A Hong Kong athlete has revealed that she was sexually assaulted by a former coach when she was just 13, becoming one of the first public figures in the city to step up to the #MeToo movement.
Lui Lai-yiu, a hurdler who earlier this year won Hong Kong’s first gold medal in the Asian Indoor Games, says she was assaulted 10 years ago.
She said she was inspired to share her story after reading U.S. gymnast McKayla Maroney’s heart-wrenching story of abuse by her gymnastic doctor.
In a Facebook post, the now 23-year-old Lui said she met her former coach, identified as Y, through extracurricular activities.
Over the course of a year, he slowly gained her trust. It was one Saturday after class that her coach rang her.
“He asked me if my muscles were tense after my exercise last week, and said he could give me a massage to relax my muscles,” she said in a statement on Facebook.
“To me this seemed perfectly normal, and to me, he was someone I respected as a teacher.”
The coach added that it would be easier to carry out the massage at his home, where he asked her to lie on the bed. He went on with his “massage”, first taking off her jeans, then her underwear, before touching her private parts.
“Even when he was taking off my underwear, I couldn’t even react,” she said.
After the incident, she remained in contact with the coach, even joining in his birthday celebrations every year.
“How do I celebrate the birthday of someone who sexually assaulted me? Am I crazy? I don’t know.

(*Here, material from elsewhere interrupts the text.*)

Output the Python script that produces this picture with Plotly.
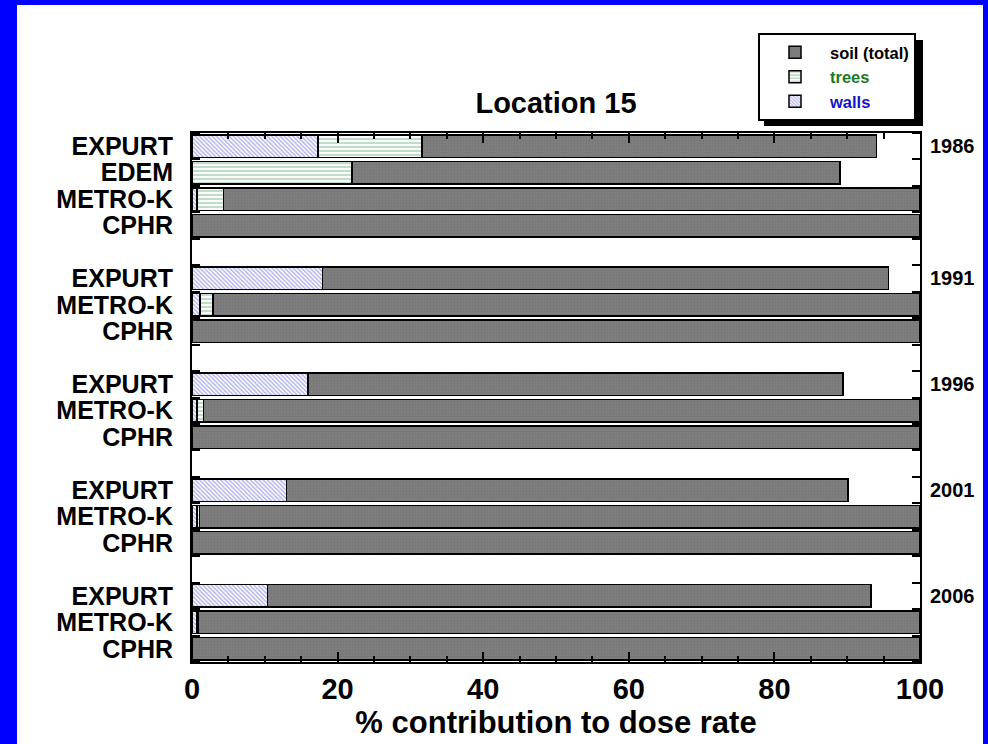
import plotly.graph_objects as go

# ---------------- data ----------------
years = ["1986", "1991", "1996", "2001", "2006"]
models_by_year = [
    ["EXPURT", "EDEM", "METRO-K", "CPHR"],
    ["EXPURT", "METRO-K", "CPHR"],
    ["EXPURT", "METRO-K", "CPHR"],
    ["EXPURT", "METRO-K", "CPHR"],
    ["EXPURT", "METRO-K", "CPHR"],
]
# % contributions to dose rate (walls, trees, soil) per model row
walls = [
    [17.3, 0.0, 0.7, 0.0],
    [17.9, 1.1, 0.0],
    [15.9, 0.7, 0.0],
    [13.0, 0.7, 0.0],
    [10.4, 0.6, 0.0],
]
trees = [
    [14.3, 22.0, 3.6, 0.0],
    [0.0, 1.8, 0.0],
    [0.0, 0.9, 0.0],
    [0.0, 0.3, 0.0],
    [0.0, 0.2, 0.0],
]
soil = [
    [62.4, 67.0, 95.7, 100.0],
    [77.8, 97.1, 100.0],
    [73.5, 98.4, 100.0],
    [77.1, 99.0, 100.0],
    [82.9, 99.2, 100.0],
]

# ---------------- row positions (one blank slot between year groups) ----------------
pos, labels, w_vals, t_vals, s_vals, year_pos = [], [], [], [], [], []
row = 0
for gi, yr in enumerate(years):
    year_pos.append(row)
    for mi, m in enumerate(models_by_year[gi]):
        pos.append(row)
        labels.append(m)
        w_vals.append(walls[gi][mi] if walls[gi][mi] > 0 else None)
        t_vals.append(trees[gi][mi] if trees[gi][mi] > 0 else None)
        s_vals.append(soil[gi][mi])
        row += 1
    row += 1
last_row = pos[-1]

FONT = "Liberation Sans, Arial, Helvetica, sans-serif"
L, R, T, B = 192, 68, 133, 82
W, H = 988, 744
PW, PH = W - L - R, H - T - B


def px(x):
    return (x - L) / PW


def py(y):
    return (H - B - y) / PH


line = dict(color="black", width=1.5)
fig = go.Figure()
fig.add_trace(go.Bar(
    y=pos, x=w_vals, orientation="h", name="<span style='color:#1414c8'>walls</span>",
    legendgroup="w", legendrank=3,
    marker=dict(color="white", line=line,
                pattern=dict(shape="\\", fgcolor="#6a6ad8", bgcolor="white", size=3, solidity=0.5)),
    hoverinfo="x+y",
))
fig.add_trace(go.Bar(
    y=pos, x=t_vals, orientation="h", name="<span style='color:#1a7a2a'>trees</span>",
    legendgroup="t", legendrank=2,
    marker=dict(color="white", line=line,
                pattern=dict(shape="-", fgcolor="#88b894", bgcolor="white", size=4, solidity=0.55)),
    hoverinfo="x+y",
))
fig.add_trace(go.Bar(
    y=pos, x=s_vals, orientation="h", name="soil (total)",
    legendgroup="s", legendrank=1,
    marker=dict(color="#7a7a7a", line=line,
                pattern=dict(shape=".", fgcolor="#6c6c6c", bgcolor="#7e7e7e", size=3, solidity=0.3)),
    hoverinfo="x+y",
))

annotations = []
for yp, yr in zip(year_pos, years):
    annotations.append(dict(
        x=1, xref="paper", y=yp, yref="y", text=yr, showarrow=False,
        xanchor="left", yanchor="middle", xshift=8,
        font=dict(family=FONT, size=20, color="black", weight="bold"),
    ))

shapes = [
    # white page inside the blue frame
    dict(type="rect", xref="paper", yref="paper", layer="below",
         x0=px(17), x1=px(983), y0=py(760), y1=py(5),
         fillcolor="white", line=dict(width=0)),
    # legend shadow
    dict(type="rect", xref="paper", yref="paper", layer="above",
         x0=px(764), x1=px(923), y0=py(126), y1=py(40),
         fillcolor="black", line=dict(width=0)),
]

fig.update_layout(
    width=W, height=H,
    margin=dict(l=L, r=R, t=T, b=B, autoexpand=False),
    paper_bgcolor="#0000ff", plot_bgcolor="white",
    barmode="stack", bargap=0.15,
    font=dict(family=FONT, color="black", weight="bold"),
    title=dict(text="Location 15", x=0.5, xref="paper", xanchor="center",
               y=1 - 103 / H, yref="container", yanchor="middle",
               font=dict(family=FONT, size=29, color="black", weight="bold")),
    legend=dict(x=px(758), y=py(33), xanchor="left", yanchor="top",
                bgcolor="white", bordercolor="black", borderwidth=2,
                traceorder="grouped", tracegroupgap=0, itemwidth=60,
                entrywidth=160, entrywidthmode="pixels",
                font=dict(family=FONT, size=16.5, color="black", weight="bold")),
    xaxis=dict(range=[0, 100], tickmode="linear", tick0=0, dtick=20,
               ticks="inside", ticklen=10, tickwidth=2, tickcolor="black",
               showline=True, linecolor="black", linewidth=2, mirror="ticks",
               showgrid=False, zeroline=False,
               minor=dict(tickmode="linear", tick0=0, dtick=5, ticks="inside",
                          ticklen=6, tickwidth=1.5, tickcolor="black", showgrid=False),
               tickfont=dict(family=FONT, size=29, color="black", weight="bold"),
               title=dict(text="% contribution to dose rate", standoff=4,
                          font=dict(family=FONT, size=31, color="black", weight="bold"))),
    yaxis=dict(range=[last_row + 0.5, -0.5], tickmode="array", tickvals=pos, ticktext=labels,
               ticks="", showline=True, linecolor="black", linewidth=2, mirror="ticks",
               showgrid=False, zeroline=False, ticklabelstandoff=12,
               minor=dict(tickmode="linear", tick0=0.5, dtick=1, ticks="inside",
                          ticklen=8, tickwidth=2, tickcolor="black", showgrid=False),
               tickfont=dict(family=FONT, size=25, color="black", weight="bold")),
    annotations=annotations,
    shapes=shapes,
)

fig.write_html("out.html")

Maybe I could even fool myself into believing that this never happened,” she went on to say.
Sexual harassment in Chinese culture
Lui goes on to add in her statement that cases of sexual assault have gone mainly unreported in Hong Kong.
“Sexual issues… are never openly discussed in Chinese culture.”
“In Chinese culture, sexual issues have always been considered embarrassing…and never openly discussed,” she says.[I urge victims to] stand up — your courage could inspire countless others, just like McKayla has inspired me.”
Her post has since gone viral, with over 23,000 likes and just over 4,000 shares in less than 24 hours.
The allegations come after Chinese state media claimed that sexual harassment was something that simply didn’t happen in Chinese culture.
“Behaving inappropriately toward women, including harassing them sexually, contradicts every Chinese traditional value and custom,” says the China Daily article, written by Sava Hassan, a Canadian Egyptian author living in China.
“Chinese traditional values tend to safeguard women against inappropriate behaviour.”
The article was later taken down after receiving a wave of backlash.
Uh, having attended China’s most prestigious film school, the Beijing Film Academy, I can tell you that you are gravely mistaken.
— Christoph Rehage (@crehage) October 16, 2017
Sexual harassment such an intrinsic part of everyday life in China that women probably don’t know what it’s like without it. https://t.co/0eaAGoXscV
— Elyse Ribbons 柳素英 (@iheartbeijing) October 16, 2017
#MeToo has seen countless women coming forward to share their experiences of sexual abuse and harassment, including numerous female athletes.
So far, Lui is the only Chinese athlete that has spoken up about sexual assault under the #MeToo movement.